A word that starts and ends with angles: v, x. (It is perhaps ironic that this word lacks an A, since it was first of all not just any angle put the apex of a triangle – ah, APEX: there’s the angle to take.) Even in pronunciation you can find an angle: you start at the lips with [v], pass the alvolar ridge at [t] and proceed to [k], but then turn back forward to [s] – in [eks] the tongue closes the angle like a tapping telegraph key. And this word may have a flavour of narrowing in other ways, as other verts may seem narrow because tall (vertical) or simply reminding one of the angle of a v (divert). Others have a more vicious vibe (pervert). And of course there are the ones that turn to the point of dizziness (vertigo), true to the turning origins of vert.
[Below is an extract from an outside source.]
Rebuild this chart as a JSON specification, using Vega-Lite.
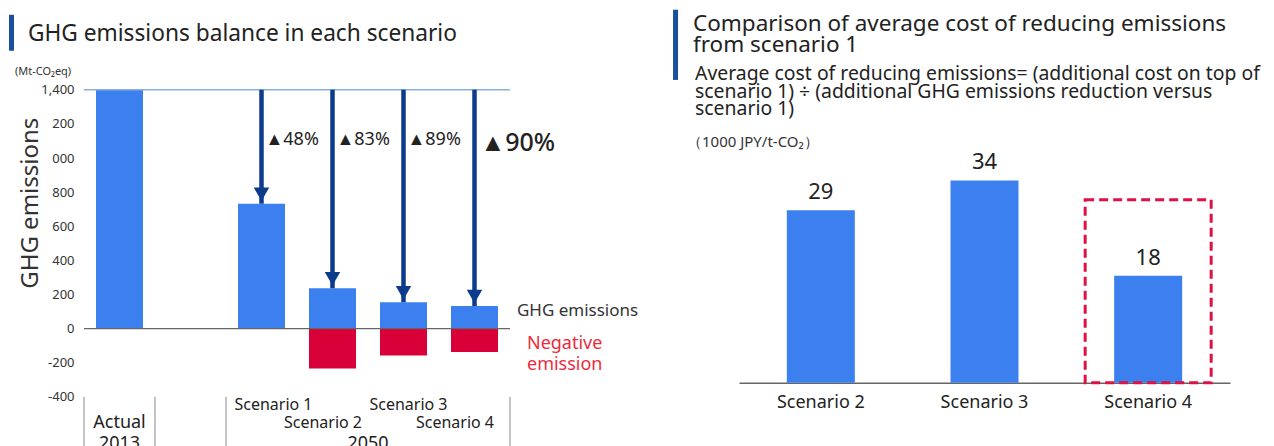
{
  "$schema": "https://vega.github.io/schema/vega-lite/v6.json",
  "background": "white",
  "padding": {"left": 9, "top": 6.8, "right": 0, "bottom": 0},
  "spacing": 229,
  "bounds": "flush",
  "align": "none",
  "config": {
    "view": {"stroke": null},
    "font": "Noto Sans",
    "text": {"font": "Noto Sans", "color": "#222"},
    "axis": {"labelOverlap": false},
    "axisY": {"labelOverlap": false},
    "axisQuantitative": {"labelOverlap": false}
  },
  "datasets": {
    "ghg": [
      {"case": "Actual", "emissions": 1400, "negative": 0, "from": 1400, "cut": ""},
      {"case": "Scenario 1", "emissions": 732, "negative": 0, "from": 1400, "cut": "▲48%"},
      {"case": "Scenario 2", "emissions": 236, "negative": -234, "from": 1400, "cut": "▲83%"},
      {"case": "Scenario 3", "emissions": 154, "negative": -158, "from": 1400, "cut": "▲89%"},
      {"case": "Scenario 4", "emissions": 132, "negative": -137, "from": 1400, "cut": "▲90%"}
    ],
    "cost": [
      {"case": "Scenario 2", "cost": 29},
      {"case": "Scenario 3", "cost": 34},
      {"case": "Scenario 4", "cost": 18}
    ],
    "one": [{}]
  },
  "hconcat": [
    {
      "width": 426,
      "height": 307,
      "data": {"name": "ghg"},
      "layer": [
        {
          "mark": {"type": "bar", "size": 47, "color": "#3b80ee"},
          "encoding": {
            "x": {"field": "case", "type": "nominal", "scale": {"domain": ["Actual", "gap", "Scenario 1", "Scenario 2", "Scenario 3", "Scenario 4"], "paddingInner": 0, "paddingOuter": 0}, "axis": null},
            "y": {
              "field": "emissions", "type": "quantitative",
              "scale": {"domain": [-400, 1400], "nice": false, "zero": false},
              "axis": {
                "values": [-400, -200, 0, 200, 400, 600, 800, 1000, 1200, 1400],
                "tickCount": 10,
                "labelExpr": "datum.value == 1400 ? '1,400' : datum.value == 1200 ? '200' : datum.value == 1000 ? '000' : '' + datum.value",
                "labelOverlap": false,
                "labelSeparation": 0,
                "ticks": false, "domain": false, "grid": false,
                "labelPadding": 10, "labelFontSize": 13, "labelColor": "#333", "labelFont": "Noto Sans",
                "title": "GHG emissions", "titleFontSize": 24, "titleFontWeight": "normal", "titleColor": "#333", "titleFont": "Noto Sans",
                "titleAngle": -90, "titleX": -54, "titleY": 113, "titleAlign": "center", "titleBaseline": "middle"
              }
            }
          }
        },
        {
          "transform": [{"filter": "datum.negative < 0"}],
          "mark": {"type": "bar", "size": 47, "color": "#d9003a"},
          "encoding": {
            "x": {"field": "case", "type": "nominal"},
            "y": {"field": "negative", "type": "quantitative"}
          }
        },
        {
          "data": {"name": "one"},
          "mark": {"type": "rule", "color": "#8aaedb", "strokeWidth": 1.5},
          "encoding": {"y": {"datum": 1400, "type": "quantitative"}}
        },
        {
          "data": {"name": "one"},
          "mark": {"type": "rule", "color": "#666", "strokeWidth": 1.2},
          "encoding": {"y": {"datum": 0, "type": "quantitative"}}
        },
        {
          "transform": [{"filter": "datum.case != 'Actual'"}],
          "mark": {"type": "rule", "color": "#0c3b8e", "strokeWidth": 4.5},
          "encoding": {
            "x": {"field": "case", "type": "nominal"},
            "y": {"field": "from", "type": "quantitative"},
            "y2": {"field": "emissions"}
          }
        },
        {
          "transform": [{"filter": "datum.case != 'Actual'"}],
          "mark": {"type": "point", "shape": "triangle-down", "size": 240, "filled": true, "opacity": 1, "color": "#0c3b8e", "yOffset": -9.5},
          "encoding": {
            "x": {"field": "case", "type": "nominal"},
            "y": {"field": "emissions", "type": "quantitative"}
          }
        },
        {
          "transform": [{"filter": "datum.case != 'Actual' && datum.case != 'Scenario 4'"}],
          "mark": {"type": "text", "align": "left", "baseline": "middle", "dx": 4, "fontSize": 18},
          "encoding": {
            "x": {"field": "case", "type": "nominal"},
            "y": {"datum": 1107, "type": "quantitative"},
            "text": {"field": "cut", "type": "nominal"}
          }
        },
        {
          "transform": [{"filter": "datum.case == 'Scenario 4'"}],
          "mark": {"type": "text", "align": "left", "baseline": "middle", "dx": 6, "fontSize": 25, "fontWeight": 500},
          "encoding": {
            "x": {"field": "case", "type": "nominal"},
            "y": {"datum": 1089, "type": "quantitative"},
            "text": {"field": "cut", "type": "nominal"}
          }
        },
        {
          "data": {"name": "one"},
          "mark": {"type": "text", "text": "GHG emissions", "align": "left", "baseline": "middle", "dx": 42.5, "fontSize": 17, "color": "#333"},
          "encoding": {"x": {"datum": "Scenario 4", "type": "nominal"}, "y": {"datum": 104, "type": "quantitative"}}
        },
        {
          "data": {"name": "one"},
          "mark": {"type": "text", "text": ["Negative", "emission"], "align": "left", "baseline": "top", "dx": 52.5, "fontSize": 18, "lineHeight": 21, "color": "#ee2a3c"},
          "encoding": {"x": {"datum": "Scenario 4", "type": "nominal"}, "y": {"datum": -36, "type": "quantitative"}}
        },
        {
          "data": {"name": "one"},
          "mark": {"type": "rule", "color": "#888", "strokeWidth": 1, "xOffset": -35.5},
          "encoding": {"x": {"datum": "Actual", "type": "nominal"}, "y": {"datum": -400, "type": "quantitative"}, "y2": {"datum": -760}}
        },
        {
          "data": {"name": "one"},
          "mark": {"type": "rule", "color": "#888", "strokeWidth": 1, "xOffset": 35.5},
          "encoding": {"x": {"datum": "Actual", "type": "nominal"}, "y": {"datum": -400, "type": "quantitative"}, "y2": {"datum": -760}}
        },
        {
          "data": {"name": "one"},
          "mark": {"type": "rule", "color": "#888", "strokeWidth": 1, "xOffset": -35.5},
          "encoding": {"x": {"datum": "Scenario 1", "type": "nominal"}, "y": {"datum": -400, "type": "quantitative"}, "y2": {"datum": -760}}
        },
        {
          "data": {"name": "one"},
          "mark": {"type": "rule", "color": "#888", "strokeWidth": 1, "xOffset": 35.5},
          "encoding": {"x": {"datum": "Scenario 4", "type": "nominal"}, "y": {"datum": -400, "type": "quantitative"}, "y2": {"datum": -760}}
        },
        {
          "data": {"name": "one"},
          "mark": {"type": "text", "text": "Actual", "align": "center", "baseline": "middle", "fontSize": 18},
          "encoding": {"x": {"datum": "Actual", "type": "nominal"}, "y": {"datum": -552, "type": "quantitative"}}
        },
        {
          "data": {"name": "one"},
          "mark": {"type": "text", "text": "2013", "align": "center", "baseline": "middle", "fontSize": 18},
          "encoding": {"x": {"datum": "Actual", "type": "nominal"}, "y": {"datum": -675, "type": "quantitative"}}
        },
        {
          "data": {"name": "one"},
          "mark": {"type": "text", "text": "2050", "align": "center", "baseline": "middle", "fontSize": 18, "dx": -35.5},
          "encoding": {"x": {"datum": "Scenario 3", "type": "nominal"}, "y": {"datum": -675, "type": "quantitative"}}
        },
        {
          "transform": [{"filter": "datum.case == 'Scenario 1'"}],
          "mark": {"type": "text", "align": "center", "baseline": "middle", "fontSize": 16, "dx": 12},
          "encoding": {"x": {"field": "case", "type": "nominal"}, "y": {"datum": -447, "type": "quantitative"}, "text": {"field": "case", "type": "nominal"}}
        },
        {
          "transform": [{"filter": "datum.case == 'Scenario 2'"}],
          "mark": {"type": "text", "align": "center", "baseline": "middle", "fontSize": 16, "dx": -9.5},
          "encoding": {"x": {"field": "case", "type": "nominal"}, "y": {"datum": -552, "type": "quantitative"}, "text": {"field": "case", "type": "nominal"}}
        },
        {
          "transform": [{"filter": "datum.case == 'Scenario 3'"}],
          "mark": {"type": "text", "align": "center", "baseline": "middle", "fontSize": 16, "dx": 5},
          "encoding": {"x": {"field": "case", "type": "nominal"}, "y": {"datum": -447, "type": "quantitative"}, "text": {"field": "case", "type": "nominal"}}
        },
        {
          "transform": [{"filter": "datum.case == 'Scenario 4'"}],
          "mark": {"type": "text", "align": "center", "baseline": "middle", "fontSize": 16, "dx": -19.5},
          "encoding": {"x": {"field": "case", "type": "nominal"}, "y": {"datum": -552, "type": "quantitative"}, "text": {"field": "case", "type": "nominal"}}
        },
        {
          "data": {"name": "one"},
          "mark": {"type": "rule", "color": "#1a4f9f", "strokeWidth": 5, "xOffset": -108},
          "encoding": {"x": {"datum": "Actual", "type": "nominal"}, "y": {"datum": 1840, "type": "quantitative"}, "y2": {"datum": 1629}}
        },
        {
          "data": {"name": "one"},
          "mark": {"type": "text", "text": "GHG emissions balance in each scenario", "align": "left", "baseline": "middle", "dx": -91.5, "fontSize": 22.7},
          "encoding": {"x": {"datum": "Actual", "type": "nominal"}, "y": {"datum": 1728, "type": "quantitative"}}
        },
        {
          "data": {"name": "one"},
          "mark": {"type": "text", "text": "(Mt-CO₂eq)", "align": "left", "baseline": "middle", "dx": -104.5, "fontSize": 11, "color": "#333"},
          "encoding": {"x": {"datum": "Actual", "type": "nominal"}, "y": {"datum": 1506, "type": "quantitative"}}
        }
      ]
    },
    {
      "width": 491,
      "height": 293,
      "data": {"name": "cost"},
      "layer": [
        {
          "mark": {"type": "bar", "size": 68, "color": "#3b80ee"},
          "encoding": {
            "x": {
              "field": "case", "type": "nominal",
              "scale": {"paddingInner": 0, "paddingOuter": 0},
              "axis": {"title": null, "ticks": false, "labelAngle": 0, "labelPadding": 11, "labelFontSize": 18, "labelColor": "#222", "labelFont": "Noto Sans", "domainColor": "#666", "domainWidth": 1.5}
            },
            "y": {"field": "cost", "type": "quantitative", "scale": {"domain": [0, 49.24], "nice": false}, "axis": null}
          }
        },
        {
          "mark": {"type": "text", "baseline": "middle", "dy": -18, "fontSize": 22},
          "encoding": {
            "x": {"field": "case", "type": "nominal"},
            "y": {"field": "cost", "type": "quantitative"},
            "text": {"field": "cost", "type": "quantitative"}
          }
        },
        {
          "transform": [{"filter": "datum.case == 'Scenario 4'"}],
          "mark": {"type": "rect", "filled": false, "width": 126, "color": "#dd1144", "strokeWidth": 3, "strokeDash": [9, 5]},
          "encoding": {"x": {"field": "case", "type": "nominal"}, "y": {"datum": 30.76, "type": "quantitative"}, "y2": {"datum": 0}}
        },
        {
          "data": {"name": "one"},
          "mark": {"type": "rule", "color": "#1a4f9f", "strokeWidth": 5, "xOffset": -145.3},
          "encoding": {"x": {"datum": "Scenario 2", "type": "nominal"}, "y": {"datum": 62.7, "type": "quantitative"}, "y2": {"datum": 50.9}}
        },
        {
          "data": {"name": "one"},
          "mark": {"type": "text", "text": ["Comparison of average cost of reducing emissions", "from scenario 1"], "align": "left", "baseline": "top", "dx": -127.8, "fontSize": 22.5, "lineHeight": 20.5},
          "encoding": {"x": {"datum": "Scenario 2", "type": "nominal"}, "y": {"datum": 62.1, "type": "quantitative"}}
        },
        {
          "data": {"name": "one"},
          "mark": {"type": "text", "text": ["Average cost of reducing emissions= (additional cost on top of", "scenario 1) ÷ (additional GHG emissions reduction versus", "scenario 1)"], "align": "left", "baseline": "top", "dx": -125.8, "fontSize": 19.4, "lineHeight": 17.7},
          "encoding": {"x": {"datum": "Scenario 2", "type": "nominal"}, "y": {"datum": 53.4, "type": "quantitative"}}
        },
        {
          "data": {"name": "one"},
          "mark": {"type": "text", "text": "（1000 JPY/t-CO₂）", "align": "left", "baseline": "middle", "dx": -133.8, "fontSize": 15, "color": "#333"},
          "encoding": {"x": {"datum": "Scenario 2", "type": "nominal"}, "y": {"datum": 40.5, "type": "quantitative"}}
        }
      ]
    }
  ]
}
But somehow this word does not whirl like vortex, which forces the mouth into a funnel and has the roar of voracious and the lethality of vorpal. Yet vortex comes from vertex, which in Latin meant both the top of the head (and the highest point of anything) and a whirlpool. The o version took the swirl and the e version has taken the whorl on the top of the head. And so we find that the true tellers in the shapes of this word are the t – which has the highest point – and the two e‘s, which are the closest thing to a spiral.